Data extract:
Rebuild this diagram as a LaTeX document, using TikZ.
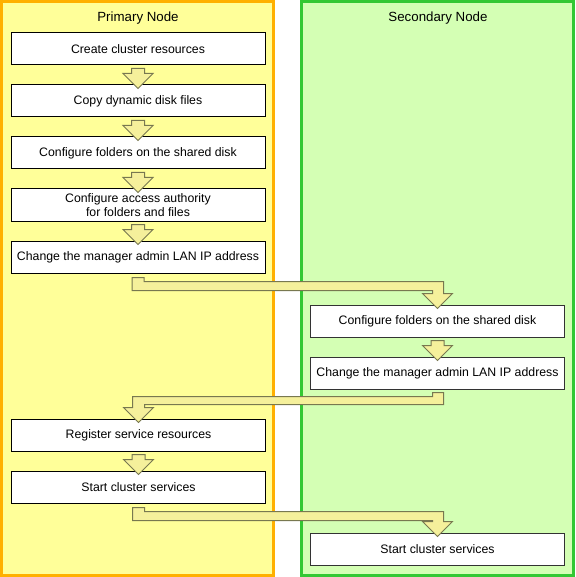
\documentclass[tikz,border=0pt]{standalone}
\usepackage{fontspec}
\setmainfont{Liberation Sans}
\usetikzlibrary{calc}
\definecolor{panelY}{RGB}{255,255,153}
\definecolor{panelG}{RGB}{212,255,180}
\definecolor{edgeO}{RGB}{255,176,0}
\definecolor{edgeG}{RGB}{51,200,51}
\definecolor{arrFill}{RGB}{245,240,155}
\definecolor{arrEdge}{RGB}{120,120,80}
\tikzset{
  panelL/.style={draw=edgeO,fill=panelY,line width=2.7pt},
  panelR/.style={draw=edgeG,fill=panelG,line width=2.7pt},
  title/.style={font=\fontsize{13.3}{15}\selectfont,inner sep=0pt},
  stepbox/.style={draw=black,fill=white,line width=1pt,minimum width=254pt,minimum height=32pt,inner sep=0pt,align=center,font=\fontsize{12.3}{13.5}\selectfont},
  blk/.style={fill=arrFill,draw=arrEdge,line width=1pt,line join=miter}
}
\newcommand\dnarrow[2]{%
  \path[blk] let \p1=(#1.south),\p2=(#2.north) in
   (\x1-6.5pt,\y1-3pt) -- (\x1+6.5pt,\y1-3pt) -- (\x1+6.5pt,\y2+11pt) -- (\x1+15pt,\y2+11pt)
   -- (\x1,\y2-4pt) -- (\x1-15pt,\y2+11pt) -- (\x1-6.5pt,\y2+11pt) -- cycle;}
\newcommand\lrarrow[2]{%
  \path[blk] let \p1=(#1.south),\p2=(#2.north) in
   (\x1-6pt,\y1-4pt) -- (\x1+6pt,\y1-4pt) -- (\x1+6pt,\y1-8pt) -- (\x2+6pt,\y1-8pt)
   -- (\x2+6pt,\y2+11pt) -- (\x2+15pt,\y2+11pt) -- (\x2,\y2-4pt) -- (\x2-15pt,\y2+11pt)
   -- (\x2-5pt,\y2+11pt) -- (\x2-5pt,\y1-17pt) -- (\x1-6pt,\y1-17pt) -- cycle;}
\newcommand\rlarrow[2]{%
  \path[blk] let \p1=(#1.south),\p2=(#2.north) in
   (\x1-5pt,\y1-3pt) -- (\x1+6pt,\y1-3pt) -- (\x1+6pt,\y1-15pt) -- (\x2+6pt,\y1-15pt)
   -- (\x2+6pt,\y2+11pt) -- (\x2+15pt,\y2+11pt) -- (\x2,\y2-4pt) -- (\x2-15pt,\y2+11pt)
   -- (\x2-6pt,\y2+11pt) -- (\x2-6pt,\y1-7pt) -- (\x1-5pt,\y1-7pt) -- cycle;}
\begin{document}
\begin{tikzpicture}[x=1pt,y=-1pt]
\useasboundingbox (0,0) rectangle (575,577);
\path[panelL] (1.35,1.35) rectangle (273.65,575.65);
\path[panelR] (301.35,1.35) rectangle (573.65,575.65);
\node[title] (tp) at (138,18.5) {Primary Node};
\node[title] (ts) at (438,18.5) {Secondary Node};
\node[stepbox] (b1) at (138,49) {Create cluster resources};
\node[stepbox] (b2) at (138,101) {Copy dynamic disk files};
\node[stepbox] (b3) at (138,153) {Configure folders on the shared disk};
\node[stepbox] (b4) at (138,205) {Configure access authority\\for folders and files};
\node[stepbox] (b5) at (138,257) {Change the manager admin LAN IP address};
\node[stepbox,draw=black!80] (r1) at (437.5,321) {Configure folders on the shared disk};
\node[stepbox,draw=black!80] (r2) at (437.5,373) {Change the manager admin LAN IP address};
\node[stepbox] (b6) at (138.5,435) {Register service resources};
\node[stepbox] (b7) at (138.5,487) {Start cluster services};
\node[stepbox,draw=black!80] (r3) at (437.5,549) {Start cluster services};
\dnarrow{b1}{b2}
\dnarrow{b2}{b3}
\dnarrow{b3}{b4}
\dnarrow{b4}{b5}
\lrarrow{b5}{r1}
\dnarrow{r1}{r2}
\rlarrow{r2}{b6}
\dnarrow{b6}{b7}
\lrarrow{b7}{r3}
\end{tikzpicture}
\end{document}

Task prompt:
Restate the data above word for word. Skip every picture.

Expected output:
Rebuild this diagram as a LaTeX document, using TikZ.
\documentclass[tikz,border=0pt]{standalone}
\usepackage{fontspec}
\setmainfont{Liberation Sans}
\usetikzlibrary{calc}
\definecolor{panelY}{RGB}{255,255,153}
\definecolor{panelG}{RGB}{212,255,180}
\definecolor{edgeO}{RGB}{255,176,0}
\definecolor{edgeG}{RGB}{51,200,51}
\definecolor{arrFill}{RGB}{245,240,155}
\definecolor{arrEdge}{RGB}{120,120,80}
\tikzset{
  panelL/.style={draw=edgeO,fill=panelY,line width=2.7pt},
  panelR/.style={draw=edgeG,fill=panelG,line width=2.7pt},
  title/.style={font=\fontsize{13.3}{15}\selectfont,inner sep=0pt},
  stepbox/.style={draw=black,fill=white,line width=1pt,minimum width=254pt,minimum height=32pt,inner sep=0pt,align=center,font=\fontsize{12.3}{13.5}\selectfont},
  blk/.style={fill=arrFill,draw=arrEdge,line width=1pt,line join=miter}
}
\newcommand\dnarrow[2]{%
  \path[blk] let \p1=(#1.south),\p2=(#2.north) in
   (\x1-6.5pt,\y1-3pt) -- (\x1+6.5pt,\y1-3pt) -- (\x1+6.5pt,\y2+11pt) -- (\x1+15pt,\y2+11pt)
   -- (\x1,\y2-4pt) -- (\x1-15pt,\y2+11pt) -- (\x1-6.5pt,\y2+11pt) -- cycle;}
\newcommand\lrarrow[2]{%
  \path[blk] let \p1=(#1.south),\p2=(#2.north) in
   (\x1-6pt,\y1-4pt) -- (\x1+6pt,\y1-4pt) -- (\x1+6pt,\y1-8pt) -- (\x2+6pt,\y1-8pt)
   -- (\x2+6pt,\y2+11pt) -- (\x2+15pt,\y2+11pt) -- (\x2,\y2-4pt) -- (\x2-15pt,\y2+11pt)
   -- (\x2-5pt,\y2+11pt) -- (\x2-5pt,\y1-17pt) -- (\x1-6pt,\y1-17pt) -- cycle;}
\newcommand\rlarrow[2]{%
  \path[blk] let \p1=(#1.south),\p2=(#2.north) in
   (\x1-5pt,\y1-3pt) -- (\x1+6pt,\y1-3pt) -- (\x1+6pt,\y1-15pt) -- (\x2+6pt,\y1-15pt)
   -- (\x2+6pt,\y2+11pt) -- (\x2+15pt,\y2+11pt) -- (\x2,\y2-4pt) -- (\x2-15pt,\y2+11pt)
   -- (\x2-6pt,\y2+11pt) -- (\x2-6pt,\y1-7pt) -- (\x1-5pt,\y1-7pt) -- cycle;}
\begin{document}
\begin{tikzpicture}[x=1pt,y=-1pt]
\useasboundingbox (0,0) rectangle (575,577);
\path[panelL] (1.35,1.35) rectangle (273.65,575.65);
\path[panelR] (301.35,1.35) rectangle (573.65,575.65);
\node[title] (tp) at (138,18.5) {Primary Node};
\node[title] (ts) at (438,18.5) {Secondary Node};
\node[stepbox] (b1) at (138,49) {Create cluster resources};
\node[stepbox] (b2) at (138,101) {Copy dynamic disk files};
\node[stepbox] (b3) at (138,153) {Configure folders on the shared disk};
\node[stepbox] (b4) at (138,205) {Configure access authority\\for folders and files};
\node[stepbox] (b5) at (138,257) {Change the manager admin LAN IP address};
\node[stepbox,draw=black!80] (r1) at (437.5,321) {Configure folders on the shared disk};
\node[stepbox,draw=black!80] (r2) at (437.5,373) {Change the manager admin LAN IP address};
\node[stepbox] (b6) at (138.5,435) {Register service resources};
\node[stepbox] (b7) at (138.5,487) {Start cluster services};
\node[stepbox,draw=black!80] (r3) at (437.5,549) {Start cluster services};
\dnarrow{b1}{b2}
\dnarrow{b2}{b3}
\dnarrow{b3}{b4}
\dnarrow{b4}{b5}
\lrarrow{b5}{r1}
\dnarrow{r1}{r2}
\rlarrow{r2}{b6}
\dnarrow{b6}{b7}
\lrarrow{b7}{r3}
\end{tikzpicture}
\end{document}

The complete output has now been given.